Research organisations conduct collaborative, alliance-led work. Using partnerships to plug gaps in expertise or utilise the specialist knowledge that some companies possess has been a key driver for growth for many of the largest pharmaceutical and biotech companies.
Whilst this dynamism increases the complexity of work a biopharma company can take on, it also leads to difficulties to manage data pipelines through a single cloud provider. This internal complexity can also limit the flexibility of individual research arms running workloads at scale in the cloud. This is because the increasing size of a cloud data store in one end of a research organisation leads to data gravity – a phenomenon whereby researchers move their data stores to the existing cloud data source to take advantage of the cloud’s ability to scale quickly and deal with performance issues. However, this data gravity only promotes the problem of large data store consolidated across numerous vendors, at different ends of an organisation. It can be highly expensive to move data between storage environments, compounding cost issues and de-incentivising consolidation.
If you add in the commercial incentives that cloud providers offer to ensure their customers remain tethered to their platforms, we start to get a sense of why so many research organisations are running data stores across multiple cloud providers.

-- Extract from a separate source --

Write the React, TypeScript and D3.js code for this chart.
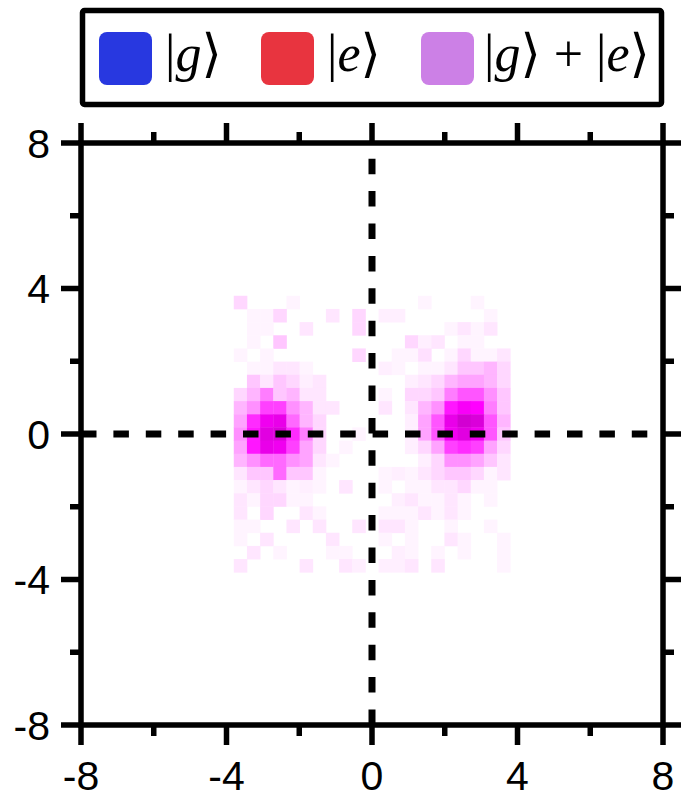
import React from "react";
import * as d3 from "d3";

// ---- data ----
const xTicksMajor = [-8, -4, 0, 4, 8];
const xTicksMinor = [-6, -2, 2, 6];
const yTicksMajor = [-8, -4, 0, 4, 8];
const yTicksMinor = [-6, -2, 2, 6];
const tickLabels = ["-8", "-4", "0", "4", "8"];

const legendLabels = ["g", "e", "g+e"];
const legendColors = ["#2838e0", "#e8343f", "#cc80e6"];

// histogram grid spans -3.8..3.8 in both axes, 21x21 bins; rows listed top (y=3.8) to bottom
const gridExtent = [-3.8, 3.8];
const counts: number[][] = [
  [1.5, 0, 0, 0, 0.5, 0, 0, 0, 0, 0, 0, 0, 0, 0, 0.5, 0, 0, 0, 0.5, 0, 0],
  [0, 0.5, 0.5, 1.5, 0, 0, 0, 1, 0, 1.5, 0, 0.7, 0.7, 0, 0, 0, 0, 0, 0, 0.5, 0],
  [0, 0.5, 0.5, 0, 0, 1, 0, 0, 0, 1.5, 0, 0, 0, 0, 0, 0, 0.5, 1, 0.5, 1, 0],
  [0, 0.5, 0, 2, 0, 0, 0, 0, 0, 0, 0, 0, 0, 1.5, 0.7, 1, 0, 0.5, 0.5, 0, 0],
  [0.5, 0, 0.5, 0, 0, 0, 0, 0, 0, 1.5, 0, 0, 0.5, 0.5, 1.2, 0, 0.5, 1.5, 0.5, 0.5, 1],
  [0, 0.5, 0.5, 1, 1, 0.5, 0, 0, 0, 0, 0, 0.7, 0.5, 0, 0.5, 0.5, 1, 2, 2, 2.5, 1.5],
  [0, 2, 1, 2, 1.5, 0.7, 1, 0, 0, 0, 0, 0, 0, 0.7, 1, 1.5, 2.5, 3, 3, 2.5, 1.5],
  [1.5, 2.5, 4, 2, 2.5, 1, 1, 0, 0, 0, 0, 0.5, 0, 1.5, 1.5, 2, 4, 5, 5, 3.5, 2],
  [2.5, 3.5, 5.5, 5.5, 3.5, 2.5, 1, 1, 0, 0, 0, 1, 0, 1, 2.5, 3.5, 6.5, 7.5, 7, 4, 2],
  [3, 6, 8, 8.5, 4.5, 2.5, 1.5, 0, 0, 0, 0, 0, 0, 0.7, 3, 5, 8.5, 10, 9.5, 5, 2.5],
  [3.5, 6.5, 9, 9.5, 6, 4, 1.5, 0, 0, 0.5, 0, 0, 0, 0.7, 3, 5, 8, 9, 8, 5, 2],
  [3, 6.5, 8.5, 8, 5.5, 3, 1.5, 0, 0.5, 0, 0, 0, 0, 0.7, 1.5, 3, 5.5, 6, 5.5, 3, 1.5],
  [2.5, 3.5, 4.5, 4.5, 3.5, 3, 1, 0.5, 0, 0, 0, 0, 0, 0, 0.7, 1.5, 3.5, 3.5, 3, 2, 1],
  [1, 2, 2, 4.5, 2, 2, 0.5, 0, 0, 0, 0, 0.5, 0.7, 0.5, 1, 1.5, 2, 2, 1.5, 0.5, 1],
  [0.5, 1, 1.5, 1, 0.5, 0.7, 0.5, 0, 1, 0, 0, 0.5, 0, 0.5, 0.5, 1, 1, 1.5, 0.5, 0.5, 0],
  [1, 0.5, 1.5, 1.5, 0.5, 0.5, 0, 0, 0, 0, 0, 0, 0.7, 1, 0.5, 0.5, 1, 0.5, 0, 0.5, 0],
  [1, 0, 1.5, 0, 0, 1, 0.5, 0, 0, 0, 0, 0.5, 0.5, 0.5, 1, 0.5, 1, 0.5, 0, 0, 0],
  [0.5, 0.5, 0, 0, 1, 0, 1, 0, 0, 1, 0, 1, 1, 0.5, 0, 0, 0.5, 0, 0, 0.5, 0],
  [0.5, 0, 1, 0, 0, 0, 0, 1, 0, 0, 0, 0.5, 0, 0.5, 0, 0, 1, 0.5, 0, 0, 0.5],
  [0, 1, 0, 0.5, 0, 0, 0, 0.5, 0.5, 0, 0, 0, 0.7, 0.5, 0, 0.5, 0, 0.5, 0, 0, 0.5],
  [1, 0, 0, 0, 0, 1, 0, 0, 1, 0.7, 0, 0.7, 0.7, 1, 0, 1, 0, 0, 0, 0, 0.5],
];

// ---- layout ----
const W = 681;
const H = 799;
const plotLeft = 81;
const plotRight = 663;
const plotTop = 143;
const plotBottom = 725;

const x = d3.scaleLinear().domain([-8, 8]).range([plotLeft, plotRight]);
const y = d3.scaleLinear().domain([-8, 8]).range([plotBottom, plotTop]);
const lowT = d3.scalePow().exponent(1.2).domain([0, 7]).range([0, 1]).clamp(true);
const lowColor = d3.interpolateRgb("#ffffff", "#ff00ff");
const highColor = d3.scaleLinear<string>().domain([7, 10]).range(["#ff00ff", "#d200d2"]).clamp(true);
const color = (v: number) => (v <= 7 ? lowColor(lowT(v)) : highColor(v));

const nRows = counts.length;
const nCols = counts[0].length;
const cellW = (gridExtent[1] - gridExtent[0]) / nCols;
const cellH = (gridExtent[1] - gridExtent[0]) / nRows;

const axisFont = "Liberation Sans";
const mathFont = "Liberation Serif";
const bracketFont = "DejaVu Serif";

function Ket({ label }: { label: string }) {
  const sym = (s: string) => (
    <>
      <tspan style={{ fontFamily: mathFont }}>|</tspan>
      <tspan style={{ fontFamily: mathFont, fontStyle: "italic" }}>{s}</tspan>
      <tspan style={{ fontFamily: bracketFont, fontWeight: 200 }}>⟩</tspan>
    </>
  );
  if (label === "g+e") {
    return (
      <>
        {sym("g")}
        <tspan style={{ fontFamily: mathFont }}>{"\u00a0+\u00a0"}</tspan>
        {sym("e")}
      </>
    );
  }
  return sym(label);
}

export default function App() {
  const cells: { key: string; x0: number; y0: number; v: number }[] = [];
  counts.forEach((row, r) =>
    row.forEach((v, c) => {
      if (v > 0) {
        cells.push({
          key: `${r}-${c}`,
          x0: gridExtent[0] + c * cellW,
          y0: gridExtent[1] - r * cellH,
          v,
        });
      }
    })
  );

  const majorLen = 20;
  const minorLen = 11;
  const legendSwatchX = [99, 261, 421];
  const legendTextX = [165, 327, 484];

  return (
    <svg
      width={W}
      height={H}
      style={{ position: "absolute", left: 0, top: 0, background: "#fff" }}
    >
      <rect x={0} y={0} width={W} height={H} fill="#fff" />
      {/* legend */}
      <rect
        x={82.5}
        y={10.5}
        width={579}
        height={94}
        fill="#fff"
        stroke="#000"
        strokeWidth={5.5}
        rx={2}
      />
      {legendLabels.map((l, i) => (
        <g key={l}>
          <rect
            x={legendSwatchX[i]}
            y={32}
            width={53}
            height={53}
            rx={8}
            fill={legendColors[i]}
          />
          <text x={legendTextX[i]} y={71} fontSize={52} fill="#000" style={{ fontFamily: mathFont }}>
            <Ket label={l} />
          </text>
        </g>
      ))}

      {/* heatmap cells */}
      {cells.map((d) => (
        <rect
          key={d.key}
          x={x(d.x0)}
          y={y(d.y0)}
          width={x(d.x0 + cellW) - x(d.x0) + 0.4}
          height={y(d.y0 - cellH) - y(d.y0) + 0.4}
          fill={color(d.v)}
        />
      ))}

      {/* dashed zero lines */}
      <line
        x1={x(-8)}
        x2={x(8)}
        y1={y(0)}
        y2={y(0)}
        stroke="#000"
        strokeWidth={7}
        strokeDasharray="15.5 16.9"
      />
      <line
        x1={x(0)}
        x2={x(0)}
        y1={y(-8)}
        y2={y(8)}
        stroke="#000"
        strokeWidth={7}
        strokeDasharray="15.5 16.9"
      />

      {/* frame */}
      <rect
        x={plotLeft}
        y={plotTop}
        width={plotRight - plotLeft}
        height={plotBottom - plotTop}
        fill="none"
        stroke="#000"
        strokeWidth={5.5}
      />
      {/* ticks */}
      {xTicksMajor.map((t) => (
        <g key={`xm${t}`}>
          <line x1={x(t)} x2={x(t)} y1={plotBottom} y2={plotBottom + majorLen} stroke="#000" strokeWidth={5.5} />
          <line x1={x(t)} x2={x(t)} y1={plotTop} y2={plotTop - majorLen} stroke="#000" strokeWidth={5.5} />
        </g>
      ))}
      {xTicksMinor.map((t) => (
        <g key={`xn${t}`}>
          <line x1={x(t)} x2={x(t)} y1={plotBottom} y2={plotBottom + minorLen} stroke="#000" strokeWidth={5.5} />
          <line x1={x(t)} x2={x(t)} y1={plotTop} y2={plotTop - minorLen} stroke="#000" strokeWidth={5.5} />
        </g>
      ))}
      {yTicksMajor.map((t) => (
        <g key={`ym${t}`}>
          <line x1={plotLeft} x2={plotLeft - majorLen} y1={y(t)} y2={y(t)} stroke="#000" strokeWidth={5.5} />
          <line x1={plotRight} x2={plotRight + majorLen} y1={y(t)} y2={y(t)} stroke="#000" strokeWidth={5.5} />
        </g>
      ))}
      {yTicksMinor.map((t) => (
        <g key={`yn${t}`}>
          <line x1={plotLeft} x2={plotLeft - minorLen} y1={y(t)} y2={y(t)} stroke="#000" strokeWidth={5.5} />
          <line x1={plotRight} x2={plotRight + minorLen} y1={y(t)} y2={y(t)} stroke="#000" strokeWidth={5.5} />
        </g>
      ))}

      {/* tick labels */}
      {xTicksMajor.map((t, i) => (
        <text
          key={`xl${t}`}
          x={x(t)}
          y={790}
          textAnchor="middle"
          fontSize={41}
          fill="#000"
          style={{ fontFamily: axisFont }}
        >
          {tickLabels[i]}
        </text>
      ))}
      {yTicksMajor.map((t, i) => (
        <text
          key={`yl${t}`}
          x={50}
          y={y(t)}
          dy="0.36em"
          textAnchor="end"
          fontSize={41}
          fill="#000"
          style={{ fontFamily: axisFont }}
        >
          {tickLabels[i]}
        </text>
      ))}
    </svg>
  );
}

But why is this an issue? Does it even have to be? Sure, there is the cost issue to contend with, which occurs when there are underused or over-provisioned resources across cloud systems, at a time when funding is limited and as companies are actively looking to streamline their cloud workloads. But often trying to consolidate onto a single cloud vendor can exacerbate that issue – vendor lock-in limits flexibility long term, as well as hindering an organisation’s capacity to efficiently allocate resources or foster collaboration across different teams. Countering these challenges requires a mindset shift. From one that sees too many cloud providers as a complication, to one that is at least open to embracing the multi-cloud future many are already a part of. Doing that requires having software solutions that empower that sort of flexibility.
Research tools that empower flexible pipelines
Firstly, a key reason many researchers lack flexible data pipelines is due to friction between software and the cloud system. To reduce friction between existing research software and a cloud-based service, organisations should always use pipeline infrastructure that is platforms agnostic.
Second, organisations must ensure all data workflows used are portable across compute environments. This can promote maximum flexibility for researchers. Some research tools available on the market are now built with an abstraction layer between pipeline and the underlying compute environment. This means that when it comes to runtime, the compute environment is selectable, and the pipeline can be run anywhere without the need for modification. This empowers researchers across different arms to work and share knowledge, and not be inhibited by siloed data.
Finally, ensuring research infrastructure is built with collaboration in mind can help an organisation get the most out of the cloud’s flexibility and scalability. Ensuring research tools are positioned in sharable compute environments, that provision storage flexibly as per researcher need, can go a long way to improving flexibility across a research organisation. This, coupled with research tools that come with a common user experience, can all help researchers navigate pipelines regardless of the underlying cloud platform.
What all of this speaks to is the need for flexible research tools to go hand in hand with a more dynamic approach to the cloud. Embracing the mutli-cloud environment many biotechs find themselves in, or actively pursuing hybrid models, does not have to come with added complexity and cost. If anything, the opposite is true. When the workflow tools and pipeline software deployed are sufficiently adaptable, navigating variable workloads or collaborating with new knowledge centres becomes easy. And this is where innovation is unlocked.